"EWS" ETF on Watch as Singapore Notches Slowest GDP Growth in a Decade

Singapore’s economy churned out its slowest annual growth in 10 years during the second quarter as its  manufacturing sector continued to decline, according to preliminary data. Compared to a year ago, gross domestic product (GDP) expanded 0.1 percent in the second quarter, which fell below the 1.1 percent forecast from a Reuters poll and the revised 1.1 percent growth for the period January thru March.

This latest figure represents the slowest year-on-year GDP growth since the second quarter of 2009 when GDP fell by 1.2 percent. Further weakness could show itself as the U.S.-China trade impasse continues.

“Singapore’s highly export-driven economy leaves it very exposed to the US-China trade war and the broader slowdown in world trade. Singapore’s concentration in the electronics sector during a global tech-slump and technology war also take a toll on the economy,” wrote the ING’s chief economist Robert Carnell in a note. “We don’t see any prospect for a substantial improvement in these areas any time soon, though the rate of decline could now be moderating. Nevertheless, the longer the manufacturing sector remains depressed, the more likely this weakness will spill over into services and other sectors.”

Topping the World Competitiveness List

The latest IMD’s 2019 World Competitiveness Rankings saw Singapore surpass the United States to claim the title of the world’s most competitive economy. According to Switzerland-based business school IMD, Singapore’s immigration laws, advanced technological infrastructure, availability of skilled labor and efficient ways to set up new businesses helped it reach the top.

The full list:

  1. Singapore
  2. Hong Kong SAR
  3. USA
  4. Switzerland
  5. UAE
  6. Netherlands
  7. Ireland
  8. Denmark
  9. Sweden
  10. Qatar

ETF investors can gain exposure Singapore’s market through the iShares MSCI Singapore ETF (NYSEArca: EWS), which tracks the MSCI Singapore Index.

“Trump’s policies from the competitiveness perspective were good and bad.
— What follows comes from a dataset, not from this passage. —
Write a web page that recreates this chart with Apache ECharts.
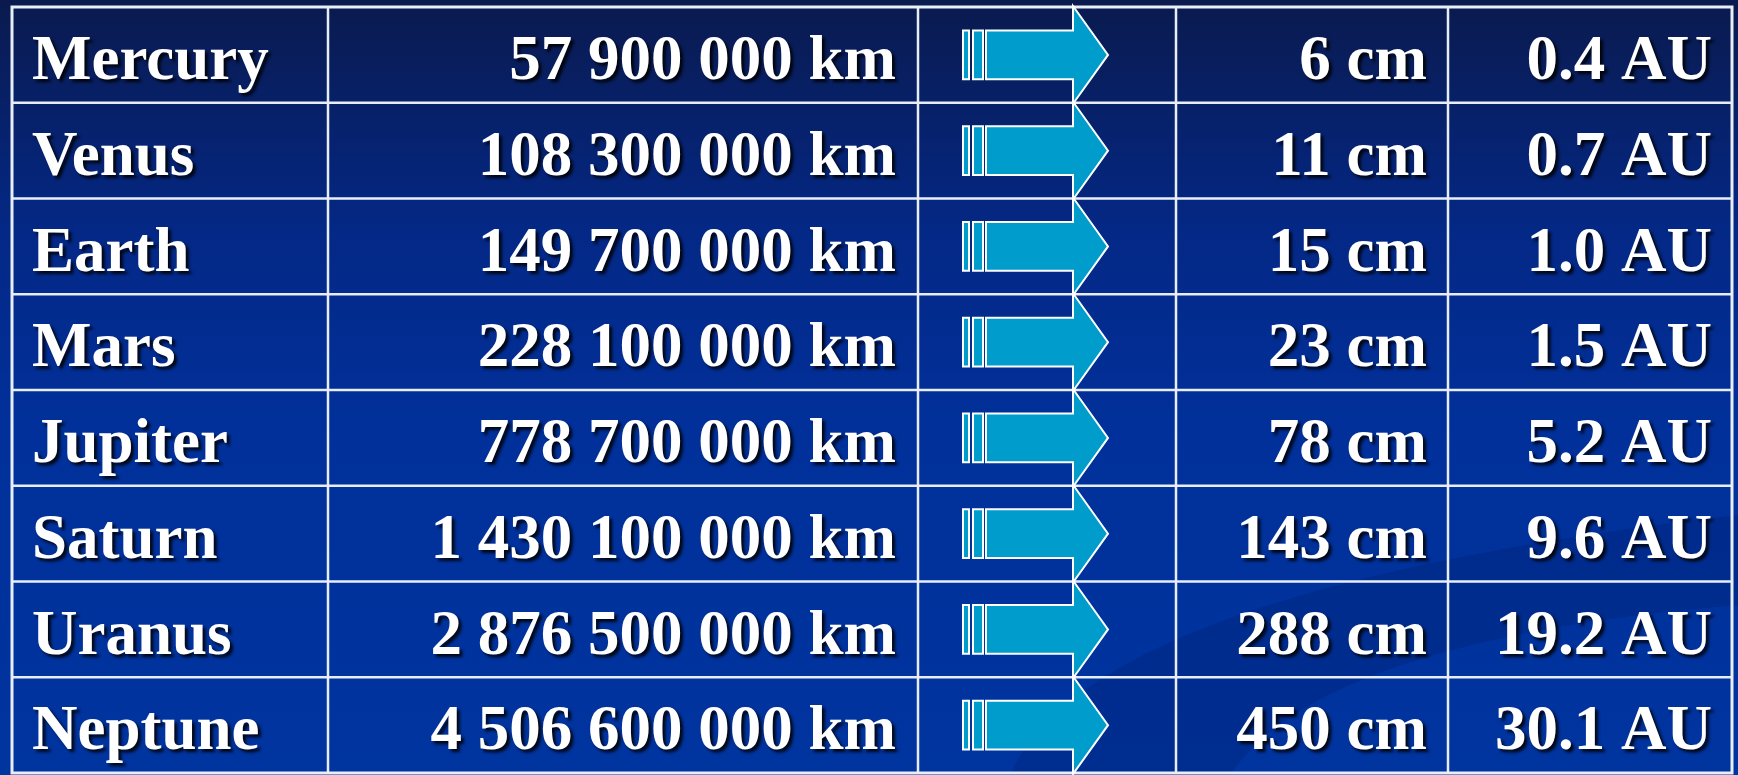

Good in the sense that low taxes benefit the economy,” said Arturo Bris, director of the IMD World Competitiveness Center. “But they’re bad in the sense that closeness and avoiding globalization and trade hurts competitiveness.”

“That’s what we saw last year indeed, that after the tax decreases in the United States, the U.S. climbed to the top position,” he added. “This year, on the contrary, we have observed the impact of the trade war.”

Despite a number of roadblocks heading into 2019 after a rough fourth-quarter market showing to end 2018, the U.S. economy rebounded in the first quarter this year, beating analysts’ expectations of 2.5 percent growth with a 3.2 percent growth number.

The GDP figure represents the strongest rate of growth for the first quarter in four years and matches the 3.2 percent growth experienced a year ago.

Exports helped to drive growth in the first quarter as a a decline in imports and higher inventory investment offset weaker consumer spending and business investment, according to the Commerce Department on Friday.

The higher GDP comes global economic growth remains a primary concern. Earlier this month, the IMF cut its global growth forecast to the lowest level since the financial crisis, citing the impact of tariffs and a weak outlook for most developed markets.

According to the IMF, the world economy will grow at a 3.3 percent pace, which is 0.2 percent lower versus the initial forecast in January.

In addition, the global volume of trade in goods and services will increase 3.4 percent in 2019, which represents a drop from the 3.8 percent gain last year.  The IMF, however, did mention that recent policy implementations like the U.S. Federal Reserve keeping interest rates steady are positive signs moving forward.